In the summer of 1971, Herman Dilmore conducted a Suzuki teacher training workshop in London, Ontario, and one of the people who attended this course was Bruce Johnston, a high school music teacher in the Toronto area.  It was Bruce’s wife, Jean, however, who was a violinist and took this training the following summer, and started the Thornhill School of Suzuki String Teaching, first at her home then at Toronto Montessori Schools.  The son of the principal of this school, Helma Trass, was the program’s first student.  Bruce had also participated in the program as a cello teacher using the Sato adaptation of the Suzuki approach. Jean became involved in audiopsychophonology and in 1977, a violinist-parent, Rinie Hoppe, was hired to take over the program until September 1979 when Wendy Seravalle-Smith was hired.

Wendy was first exposed to Suzuki materials in her high school music class with Bruce Johnston, but then took Karen Dilmore-Zielinski’s pedagogical course while studying at the University of Western Ontario. While Wendy was at Althouse Faculty of Education in 1979, Professor Patrick Burroughs, whose daughter, Lisa, was studying Suzuki violin, invited Daphne Hughes to come and talk about the Suzuki Method and teaching.

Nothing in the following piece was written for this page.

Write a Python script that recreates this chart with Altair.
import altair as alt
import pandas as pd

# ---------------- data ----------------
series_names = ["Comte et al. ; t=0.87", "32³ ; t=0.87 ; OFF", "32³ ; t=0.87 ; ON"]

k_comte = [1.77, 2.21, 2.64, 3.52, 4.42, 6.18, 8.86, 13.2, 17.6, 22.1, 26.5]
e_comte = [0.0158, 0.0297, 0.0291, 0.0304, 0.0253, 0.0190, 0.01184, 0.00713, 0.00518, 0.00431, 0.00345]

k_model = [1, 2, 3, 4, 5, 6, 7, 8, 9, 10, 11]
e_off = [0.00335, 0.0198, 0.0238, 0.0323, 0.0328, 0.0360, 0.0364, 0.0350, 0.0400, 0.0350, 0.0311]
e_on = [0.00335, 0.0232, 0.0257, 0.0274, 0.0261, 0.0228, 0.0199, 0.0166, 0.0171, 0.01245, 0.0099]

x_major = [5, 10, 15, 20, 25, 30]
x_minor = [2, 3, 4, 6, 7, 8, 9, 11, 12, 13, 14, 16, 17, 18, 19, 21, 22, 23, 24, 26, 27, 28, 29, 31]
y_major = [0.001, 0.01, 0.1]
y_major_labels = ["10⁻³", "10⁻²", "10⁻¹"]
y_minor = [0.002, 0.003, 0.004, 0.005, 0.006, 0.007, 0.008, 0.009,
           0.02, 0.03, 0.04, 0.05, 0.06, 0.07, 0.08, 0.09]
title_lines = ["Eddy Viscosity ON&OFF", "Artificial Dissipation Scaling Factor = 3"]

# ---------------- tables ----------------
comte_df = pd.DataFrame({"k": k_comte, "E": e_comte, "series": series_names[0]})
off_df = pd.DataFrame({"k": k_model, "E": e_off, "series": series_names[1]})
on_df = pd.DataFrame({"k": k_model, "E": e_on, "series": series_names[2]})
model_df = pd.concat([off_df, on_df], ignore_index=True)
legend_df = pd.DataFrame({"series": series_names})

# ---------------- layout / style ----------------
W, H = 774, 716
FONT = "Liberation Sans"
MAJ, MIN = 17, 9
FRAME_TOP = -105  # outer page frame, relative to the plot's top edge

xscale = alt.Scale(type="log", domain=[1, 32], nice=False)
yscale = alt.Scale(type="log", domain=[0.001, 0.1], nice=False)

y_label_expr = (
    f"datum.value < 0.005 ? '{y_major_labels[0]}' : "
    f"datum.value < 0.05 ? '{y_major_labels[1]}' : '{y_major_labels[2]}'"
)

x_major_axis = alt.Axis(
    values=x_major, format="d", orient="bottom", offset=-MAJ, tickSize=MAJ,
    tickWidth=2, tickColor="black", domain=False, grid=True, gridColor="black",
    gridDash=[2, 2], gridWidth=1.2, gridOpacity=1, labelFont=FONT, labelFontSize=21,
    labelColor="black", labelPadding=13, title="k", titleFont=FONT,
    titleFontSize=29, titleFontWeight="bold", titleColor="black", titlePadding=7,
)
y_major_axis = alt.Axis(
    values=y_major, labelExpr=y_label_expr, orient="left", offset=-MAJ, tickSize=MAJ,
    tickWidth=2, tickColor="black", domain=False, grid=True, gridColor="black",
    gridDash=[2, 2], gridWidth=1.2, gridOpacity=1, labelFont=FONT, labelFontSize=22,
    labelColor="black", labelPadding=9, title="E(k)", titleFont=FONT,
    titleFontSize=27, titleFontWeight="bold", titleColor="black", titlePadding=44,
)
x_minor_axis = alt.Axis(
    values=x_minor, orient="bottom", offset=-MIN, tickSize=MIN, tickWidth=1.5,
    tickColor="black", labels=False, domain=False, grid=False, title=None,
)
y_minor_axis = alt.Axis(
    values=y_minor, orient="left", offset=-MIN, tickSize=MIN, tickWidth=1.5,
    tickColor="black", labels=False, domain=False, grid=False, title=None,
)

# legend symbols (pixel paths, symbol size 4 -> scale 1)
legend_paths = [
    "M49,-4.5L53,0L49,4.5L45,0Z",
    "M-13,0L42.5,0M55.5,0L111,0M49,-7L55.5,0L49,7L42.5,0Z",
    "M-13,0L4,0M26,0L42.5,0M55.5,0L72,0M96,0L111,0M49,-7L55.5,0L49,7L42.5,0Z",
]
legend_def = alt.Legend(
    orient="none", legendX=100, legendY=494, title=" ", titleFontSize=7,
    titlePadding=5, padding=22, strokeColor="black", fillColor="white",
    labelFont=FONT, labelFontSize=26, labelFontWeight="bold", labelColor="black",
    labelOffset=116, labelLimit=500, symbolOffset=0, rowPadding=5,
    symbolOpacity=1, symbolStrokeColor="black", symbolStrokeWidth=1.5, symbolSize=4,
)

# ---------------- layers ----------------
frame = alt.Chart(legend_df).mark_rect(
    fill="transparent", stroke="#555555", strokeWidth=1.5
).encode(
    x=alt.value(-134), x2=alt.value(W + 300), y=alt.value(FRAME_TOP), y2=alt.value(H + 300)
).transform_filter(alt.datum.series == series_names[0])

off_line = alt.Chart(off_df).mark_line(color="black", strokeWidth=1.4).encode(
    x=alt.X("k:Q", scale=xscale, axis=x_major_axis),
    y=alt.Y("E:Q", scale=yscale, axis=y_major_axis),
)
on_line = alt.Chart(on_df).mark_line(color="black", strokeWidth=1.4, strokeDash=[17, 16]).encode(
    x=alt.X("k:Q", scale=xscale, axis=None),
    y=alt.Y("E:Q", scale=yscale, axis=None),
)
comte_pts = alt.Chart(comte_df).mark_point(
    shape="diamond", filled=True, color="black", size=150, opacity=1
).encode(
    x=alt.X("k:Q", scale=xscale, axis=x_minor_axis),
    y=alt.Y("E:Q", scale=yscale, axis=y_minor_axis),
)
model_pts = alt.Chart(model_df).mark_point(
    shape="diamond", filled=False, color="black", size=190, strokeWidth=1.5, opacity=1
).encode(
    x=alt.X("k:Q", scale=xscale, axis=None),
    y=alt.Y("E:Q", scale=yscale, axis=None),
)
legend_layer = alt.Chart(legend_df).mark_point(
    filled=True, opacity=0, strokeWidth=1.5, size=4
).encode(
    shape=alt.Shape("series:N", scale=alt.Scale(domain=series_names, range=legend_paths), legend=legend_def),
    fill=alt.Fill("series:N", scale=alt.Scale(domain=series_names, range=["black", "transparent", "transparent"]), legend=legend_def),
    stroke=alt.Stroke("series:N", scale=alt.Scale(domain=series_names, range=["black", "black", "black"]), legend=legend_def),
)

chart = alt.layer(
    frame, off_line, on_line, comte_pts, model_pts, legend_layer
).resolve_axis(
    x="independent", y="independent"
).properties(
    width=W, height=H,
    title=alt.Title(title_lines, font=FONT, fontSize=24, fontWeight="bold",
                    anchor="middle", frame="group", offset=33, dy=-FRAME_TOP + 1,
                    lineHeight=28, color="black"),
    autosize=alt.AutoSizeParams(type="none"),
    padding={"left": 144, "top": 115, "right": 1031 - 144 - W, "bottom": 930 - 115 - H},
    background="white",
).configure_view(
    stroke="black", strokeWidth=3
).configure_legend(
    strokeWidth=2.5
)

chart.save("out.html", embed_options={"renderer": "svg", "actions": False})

In the Spring of 1979, Wendy noticed a job opening for the Toronto Montessori Schools Suzuki Program and applied not knowing the connection with her former high school teacher. Wendy taught at Toronto Montessori Schools until June 1985 at which time an independent program was established using the name Thornhill School of Suzuki String Teaching, with the permission of Jean and Bruce Johnston who started the program in 1972.

The Thornhill School of Suzuki String Teaching has available the Bruce Johnston Memorial Scholarship to assist program students to attend a Suzuki Summer Institute.